Alex started by articulating the ‘shared leadership’ theoretical background of his project. He articulated the difference between traditional focused leadership (where a group of followers look to one central leader) and distributed leadership (where several leaders share this role; perhaps with each leading the team in one area). Alex also provided models to explore different forms of leadership.
Alex also explained the group work context at Exeter. He showed the results from a survey of over 100 final-year and postgraduate Exeter students. Students reported undertaking a lot of group work (about 40% reported having done more than 7 group work activities during their studies), yet over 70% reported that they preferred individual assessment (in comparison to those based on group work). Alex collected APN session participants’ reflection on why they thought students might hold this preference, and Alex noted these suggestions tallied with his survey. Students stated they found group work frustrating, and more difficult and time-consuming than traditional individual assessment. They complained of uneven contributions among group members, including both those who did not “pull their weight” and those who dominated. Yet, even though students complained about group work, this survey also found that the same students regarded group work as very positive in other respects. Most thought that group work offered a good learning experience, and the majority thought it offered an enjoyable learning experience (even if it was also frustrating at times).
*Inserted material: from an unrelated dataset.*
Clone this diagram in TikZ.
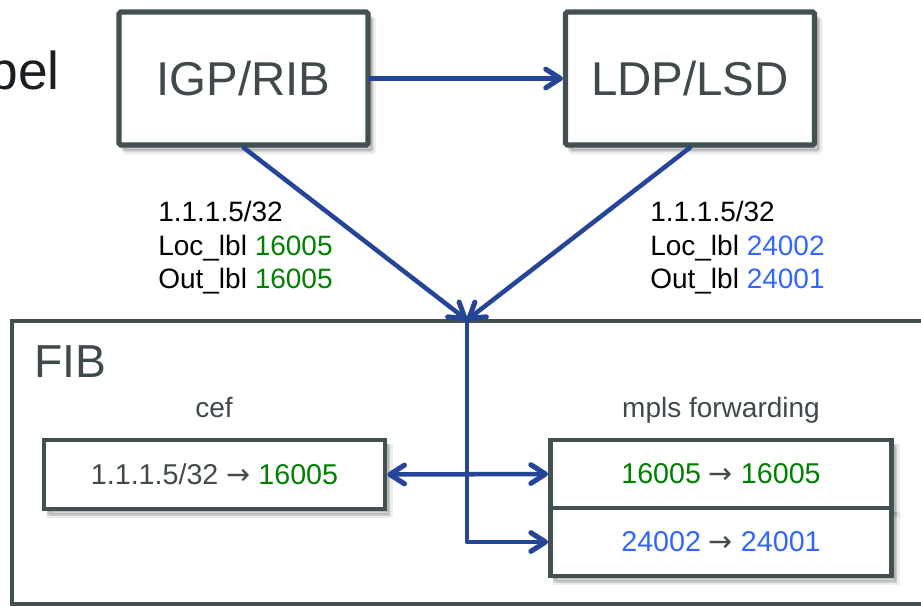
\documentclass[tikz,border=0pt]{standalone}
\usepackage{fontspec}
\setmainfont{Liberation Sans}
\newfontfamily\symfont{DejaVu Sans}
\usetikzlibrary{arrows.meta}
\definecolor{boxline}{RGB}{67,80,82}
\definecolor{boxtext}{RGB}{64,74,77}
\definecolor{flow}{RGB}{37,69,150}
\definecolor{lblgreen}{RGB}{0,128,0}
\definecolor{lblblue}{RGB}{51,102,255}
\definecolor{darktext}{RGB}{25,30,35}
\newcommand{\myarrow}{{\symfont\char"2192}}
\begin{document}
\begin{tikzpicture}[x=0.75pt,y=-0.75pt,
  softshadow/.style={
    preaction={draw=black, line width=4pt, fill=black, draw opacity=.07, fill opacity=.07, transform canvas={xshift=4pt,yshift=-5pt}},
    preaction={draw=black, line width=2pt, fill=black, draw opacity=.09, fill opacity=.09, transform canvas={xshift=3pt,yshift=-4pt}},
    preaction={draw=none, fill=black, fill opacity=.12, transform canvas={xshift=2pt,yshift=-2.5pt}}},
  bigbox/.style={draw=boxline, line width=3.8pt, fill=white, minimum width=186.75pt,
                 minimum height=99.75pt, inner sep=0pt, text=boxtext, rounded corners=1.2pt,
                 font=\fontsize{35.6}{40}\selectfont, softshadow},
  smallbox/.style={draw=boxline, line width=3.4pt, fill=white, minimum width=256pt,
                 minimum height=51pt, inner sep=0pt, text=boxtext,
                 font=\fontsize{21.5}{25}\selectfont, softshadow},
  fibbox/.style={draw=boxline, line width=3.6pt, fill=white, inner sep=0pt,
                 minimum width=711pt, minimum height=212.25pt},
  lbl/.style={anchor=base west, inner sep=0pt, text=black, font=\fontsize{21}{25}\selectfont},
  caption/.style={anchor=base, inner sep=0pt, text=boxtext, font=\fontsize{21}{25}\selectfont},
  flowline/.style={draw=flow, line width=3.4pt, line cap=round, line join=round},
  barb/.tip={Straight Barb[length=11pt,width=14pt,line width=3.8pt,line cap=round,line join=round]},
  flowarrow/.style={-barb}
]
\useasboundingbox (0,0) rectangle (921,606);
\clip (0,0) rectangle (921,606);

% partial title at left edge
\node[anchor=base east, inner sep=0pt, text=darktext, font=\fontsize{40}{44}\selectfont] (title) at (60,90) {bel};

% FIB container
\node[fibbox] (fib) at (486,462.5) {};
\node[anchor=base west, inner sep=0pt, text=boxtext, font=\fontsize{34.7}{40}\selectfont] (fibt) at (34,377) {FIB};

% top boxes
\node[bigbox] (igp) at (243.5,78.5) {IGP/RIB};
\node[bigbox] (ldp) at (690,78.5) {LDP/LSD};
\coordinate (join) at (467,320);

\draw[flowline, flowarrow] (igp.east) -- (ldp.west);
\draw[flowline, flowarrow] (igp.south) -- (join);
\draw[flowline, flowarrow] (ldp.south) -- (join);

% labels on the diagonals
\node[lbl] (ll1) at (158,222) {1.1.1.5/32};
\node[lbl] (ll2) at (158,255) {Loc\_lbl \textcolor{lblgreen}{16005}};
\node[lbl] (ll3) at (158,288) {Out\_lbl \textcolor{lblgreen}{16005}};
\node[lbl] (rl1) at (650,222) {1.1.1.5/32};
\node[lbl] (rl2) at (650,255) {Loc\_lbl \textcolor{lblblue}{24002}};
\node[lbl] (rl3) at (650,288) {Out\_lbl \textcolor{lblblue}{24001}};

% FIB content
\node[caption] (ceft) at (214,417) {cef};
\node[caption] (mplst) at (721,417) {mpls forwarding};

\node[smallbox, minimum width=255.75pt, minimum height=51.75pt] (cef) at (214.5,474.5)
  {1.1.1.5/32 \myarrow{} \textcolor{lblgreen}{16005}};
\node[smallbox] (row1) at (721,474) {\textcolor{lblgreen}{16005} \myarrow{} \textcolor{lblgreen}{16005}};
\node[smallbox] (row2) at (721,542) {\textcolor{lblblue}{24002} \myarrow{} \textcolor{lblblue}{24001}};

\draw[flowline, barb-barb] (cef.east) -- (row1.west);
\draw[flowline, flowarrow] (join) |- (row2.west);
\end{tikzpicture}
\end{document}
Alex’s project intended to make group work a more positive experience. He asked the APN session participants to work in groups to share experience of what makes group work successful. He then shared student feedback on this issue. They focused on practical and logistical issues: they wanted to choose their own groups, have some form of peer evaluation, have timetabled group working sessions, have progress meetings with tutors, and have formative assessments prior to the final summative group assessment.
Alex explained how in his recent pilot, he had supported group work by developing tutor and student knowledge and skills in leadership coaching through tools and resources which he had developed (Alex circulated draft copies for comment). The idea behind his approach is that students would then have a greater understanding of the nature of effective group work, and the roles which other team members take in the group work process. He had also responded to specific student suggestions, including incorporating peer evaluation as a percentage of the mark, and students having reviews with tutors. Alex currently only has provisional feedback results, but they seem to indicate that after going through this pilot, a larger percentage of students prefer group work. His next step is to roll out the resources more widely, and recruit further pilots of this approach.